CALGARY – Over the years we have met goalies that were best described as a “head case.” The Bipolar goaler, Roman Cechmanek, comes to mind, as does a laundry list of others in hockey’s flakiest position.
But seldom, if ever, have we witnessed a hockey city lose its collective cool the way Vancouver did over its netminding situation, while the two goalies – Roberto Luongo and Cory Schneider – remained relatively stable throughout.
So perhaps the question on Sunday afternoon for Luongo should not have been, “How are you going to handle your return to Vancouver as the unquestioned starter this fall?” But rather, “How will the fan base and media handle it?”
“It’s not that I wanted out of Vancouver so bad. We all saw what happened, for the last few years, and I just felt it was time to move on. That’s it,” said a calm, well-spoken Luongo on Sunday at opening day of the Team Canada Orientation Camp.
Of the five players at the dais – left to right they were Rick Nash, Patrice Bergeron, Shea Weber, Luongo and Sidney Crosby – only one was doused with personal questions regarding his own team and career. Luongo answered each and every one politely and in full sentences, like the pro he is.
He knows that he’ll soon be telling interviewers that he has addressed all of those questions and wishes to move on, so this was an exercise in doing just that: swallowing hard and enduring a process that even had Crosby shaking his head.
“It’s just something as a professional you have to deal with and there’s no real way to teach that,” said Crosby. “It’s just experience. I can’t relate to his situation at all, but I can relate to adversity and learning from it, and it’s hard to see at the time, but eventually you’re a lot better off for having gone through it.

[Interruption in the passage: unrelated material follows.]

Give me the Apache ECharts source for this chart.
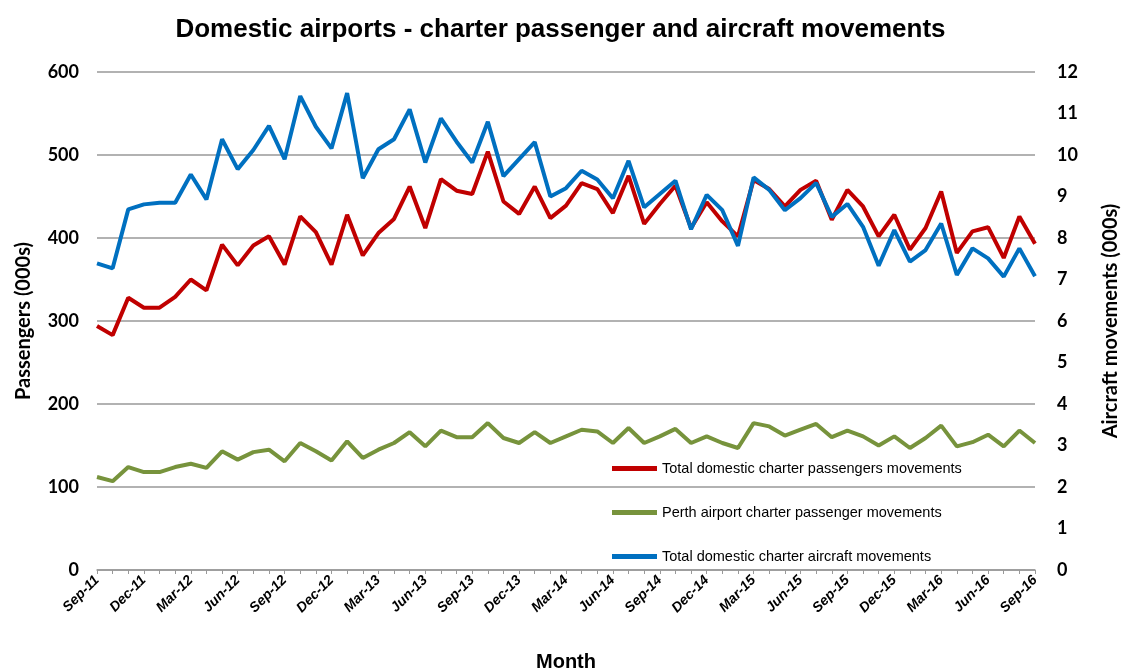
<!DOCTYPE html>
<html>
<head>
<meta charset="utf-8">
<script src="https://cdn.jsdelivr.net/npm/echarts@6/dist/echarts.min.js"></script>
<style>
  html, body { margin: 0; padding: 0; background: #fff; }
  #chart { width: 1121px; height: 670px; }
</style>
</head>
<body>
<div id="chart"></div>
<script>
// months Sep-11 .. Sep-16
const months = [
  "Sep-11", "Oct-11", "Nov-11", "Dec-11", "Jan-12", "Feb-12", "Mar-12", "Apr-12", "May-12", "Jun-12", "Jul-12", "Aug-12",
  "Sep-12", "Oct-12", "Nov-12", "Dec-12", "Jan-13", "Feb-13", "Mar-13", "Apr-13", "May-13", "Jun-13", "Jul-13", "Aug-13",
  "Sep-13", "Oct-13", "Nov-13", "Dec-13", "Jan-14", "Feb-14", "Mar-14", "Apr-14", "May-14", "Jun-14", "Jul-14", "Aug-14",
  "Sep-14", "Oct-14", "Nov-14", "Dec-14", "Jan-15", "Feb-15", "Mar-15", "Apr-15", "May-15", "Jun-15", "Jul-15", "Aug-15",
  "Sep-15", "Oct-15", "Nov-15", "Dec-15", "Jan-16", "Feb-16", "Mar-16", "Apr-16", "May-16", "Jun-16", "Jul-16", "Aug-16",
  "Sep-16"
];

// passengers (000s), left axis
const totalPassengers = [
  294, 283, 328, 316, 316, 329, 350, 337, 392, 367, 391, 402,
  368, 426, 407, 368, 428, 379, 406, 423, 462, 412, 471, 457,
  453, 504, 444, 429, 462, 424, 439, 466, 459, 430, 475, 417,
  441, 463, 412, 443, 420, 402, 470, 459, 438, 458, 469, 422,
  458, 438, 402, 428, 386, 412, 456, 382, 408, 413, 376, 426,
  393
];

const perthPassengers = [
  112, 107, 124, 118, 118, 124, 128, 123, 143, 133, 142, 145,
  131, 153, 143, 132, 155, 135, 145, 153, 166, 149, 168, 160,
  160, 177, 159, 153, 166, 153, 161, 169, 167, 153, 171, 153,
  161, 170, 153, 161, 153, 147, 177, 173, 162, 169, 176, 160,
  168, 161, 150, 161, 147, 159, 174, 149, 154, 163, 149, 168,
  153
];

// aircraft movements (000s), right axis
const aircraftMovements = [
  7.39, 7.27, 8.69, 8.81, 8.85, 8.85, 9.53, 8.93, 10.38, 9.66, 10.12, 10.70,
  9.90, 11.42, 10.68, 10.16, 11.49, 9.44, 10.14, 10.38, 11.10, 9.82, 10.88, 10.32,
  9.82, 10.80, 9.49, 9.90, 10.31, 9.00, 9.20, 9.62, 9.41, 8.96, 9.86, 8.74,
  9.06, 9.38, 8.21, 9.04, 8.67, 7.81, 9.46, 9.16, 8.67, 8.96, 9.33, 8.51,
  8.82, 8.27, 7.33, 8.19, 7.43, 7.71, 8.35, 7.11, 7.75, 7.51, 7.07, 7.75,
  7.08
];

const seriesNames = [
  "Total domestic charter passengers movements",
  "Perth airport charter passenger movements",
  "Total domestic charter aircraft movements"
];

const chart = echarts.init(document.getElementById("chart"));

const axisLabelFont = {
  fontFamily: "Lato",
  fontWeight: "bold",
  fontSize: 18,
  color: "#000"
};

const option = {
  animation: false,
  color: ["#C00000", "#77933C", "#0070C0"],
  title: {
    text: "Domestic airports - charter passenger and aircraft movements",
    left: "center",
    top: 12,
    textStyle: {
      fontFamily: "Liberation Sans",
      fontWeight: "bold",
      fontSize: 26,
      color: "#000"
    }
  },
  grid: {
    left: 97,
    right: 86,
    top: 72,
    bottom: 100,
    outerBoundsMode: "none"
  },
  legend: {
    orient: "vertical",
    left: 612,
    top: 461,
    padding: 0,
    itemGap: 29,
    itemWidth: 45,
    itemHeight: 5,
    icon: "rect",
    textStyle: {
      fontFamily: "Liberation Sans",
      fontSize: 14.5,
      color: "#000"
    },
    data: seriesNames
  },
  xAxis: {
    type: "category",
    data: months,
    boundaryGap: false,
    name: "Month",
    nameLocation: "middle",
    nameGap: 82,
    nameTextStyle: {
      fontFamily: "Liberation Sans",
      fontWeight: "bold",
      fontSize: 20,
      color: "#000"
    },
    axisLine: { lineStyle: { color: "#999", width: 1.5 } },
    axisTick: {
      interval: 0,
      length: 4,
      lineStyle: { color: "#999" }
    },
    axisLabel: {
      interval: 2,
      rotate: 45,
      margin: 8,
      fontFamily: "Liberation Sans",
      fontWeight: "bold",
      fontStyle: "italic",
      fontSize: 14,
      color: "#000"
    },
    splitLine: { show: false }
  },
  yAxis: [
    {
      type: "value",
      min: 0,
      max: 600,
      interval: 100,
      name: "Passengers (000s)",
      nameLocation: "middle",
      nameGap: 63,
      nameTextStyle: Object.assign({}, axisLabelFont, { fontSize: 20 }),
      axisLine: { show: false },
      axisTick: { show: false },
      axisLabel: Object.assign({ margin: 18 }, axisLabelFont),
      splitLine: { lineStyle: { color: "#999", width: 1.5 } }
    },
    {
      type: "value",
      min: 0,
      max: 12,
      interval: 1,
      name: "Aircraft movements (000s)",
      nameLocation: "middle",
      nameGap: 66,
      nameTextStyle: Object.assign({}, axisLabelFont, { fontSize: 20 }),
      axisLine: { show: false },
      axisTick: { show: false },
      axisLabel: Object.assign({ margin: 22 }, axisLabelFont),
      splitLine: { show: false }
    }
  ],
  series: [
    {
      name: seriesNames[0],
      type: "line",
      yAxisIndex: 0,
      data: totalPassengers,
      showSymbol: false,
      lineStyle: { width: 4 },
      z: 3
    },
    {
      name: seriesNames[1],
      type: "line",
      yAxisIndex: 0,
      data: perthPassengers,
      showSymbol: false,
      lineStyle: { width: 4 },
      z: 3
    },
    {
      name: seriesNames[2],
      type: "line",
      yAxisIndex: 1,
      data: aircraftMovements,
      showSymbol: false,
      lineStyle: { width: 4 },
      z: 4
    }
  ]
};

chart.setOption(option);
</script>
</body>
</html>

“I feel for him having to answer these questions. I’m sure it’s not something he wants to talk about. But that’s what we deal with as professional hockey players.”
Soon enough, Luongo will get back to being the Canucks No. 1, and the early favourite for the Team Canada starting job. But not until he spends a few words on how that marriage counselling is going between he and the Canucks.
Is he happy to be heading back to Vancouver?
“Yeah, I don’t think it matters,” was his tepid response. “I’m happy to be playing and being a starter. That’s what matters for now, and that’s what I’m focused on. At the end of the day, that’s all you really need, right?”
Luongo, wearing a t-shirt, his hair shorter and slicked back in suave Italian fashion, wasn’t altogether sure whether his play last season had taken him out of the running for the Team Canada job. Or, would he get the chance to re-establish himself again this fall?
“A bit of both, I think,” he decided. “I was a backup last year, so you know, you start to wonder certain things, but I obviously knew the first half of this season was going to be really important, so that’s what I kept telling myself in the back of my mind. Not to think too much about it, that things will sort themselves out and I’d have another opportunity to re-establish myself.”
He was clearly floored on draft day when Canucks owner Francesco Aquilini showed up at Luongo’s Florida home and apprised him of the fact Schneider would be traded to New Jersey. Luongo had turned the page on Vancouver, as any of us would have in that situation, and it’s no stretch to surmise he was both looking forward to a new adventure elsewhere and is disappointed to be returning to Vancouver.
Just as Luongo handled himself with the utmost professionalism – as Vancouver GM Mike Gillis so famously mishandled Luongo’s situation last season – so too will he be a pro when training camp begins, and the puck drops on the 2013-14 season.
“I mean, listen,” he explained. “You go through stuff throughout your life and your career, and you try to learn from them. You try to get stronger from them, and I think over the course of the last year I’ve been through a few things, and hopefully got some experience out of it, made me a better player, a better person.
“So, right now, I just want to play hockey, doesn’t matter where it is. I’m happy to be starting again, and I want to focus on playing hockey and being ready.”
Fair enough.
A fresh start in Vancouver, and perhaps even another run for Team Canada, where one of his biggest fans just happens to be the head coach.
Mike Babcock would not list Luongo as being at the top of his five-man depth chart. But by the time he’d finished speaking on the topic, one was left with the distinct impression that he almost certainly is, this early in the process.
“What Lou has going for him is that he’s won in the past,” Babcock began. “I’ve been with him twice – at the 2004 world championships and in 2010 – and he wins every time. So he’s got that confidence in himself and he’s been through a tumultuous time and I thought handled it with extreme class and professionalism.
“That’s got to make him feel good about who he is, and I’m actually proud of him the way he’s handled himself. He’s been fantastic. But he’s here like everyone else, you want to get off to a good start if you’re a goaltender.”
Luongo has already accomplished that. Another interview like this one at Canucks camp, and he can stop talking about the separation, and focus on stopping pucks – the one part of his career that he can still control.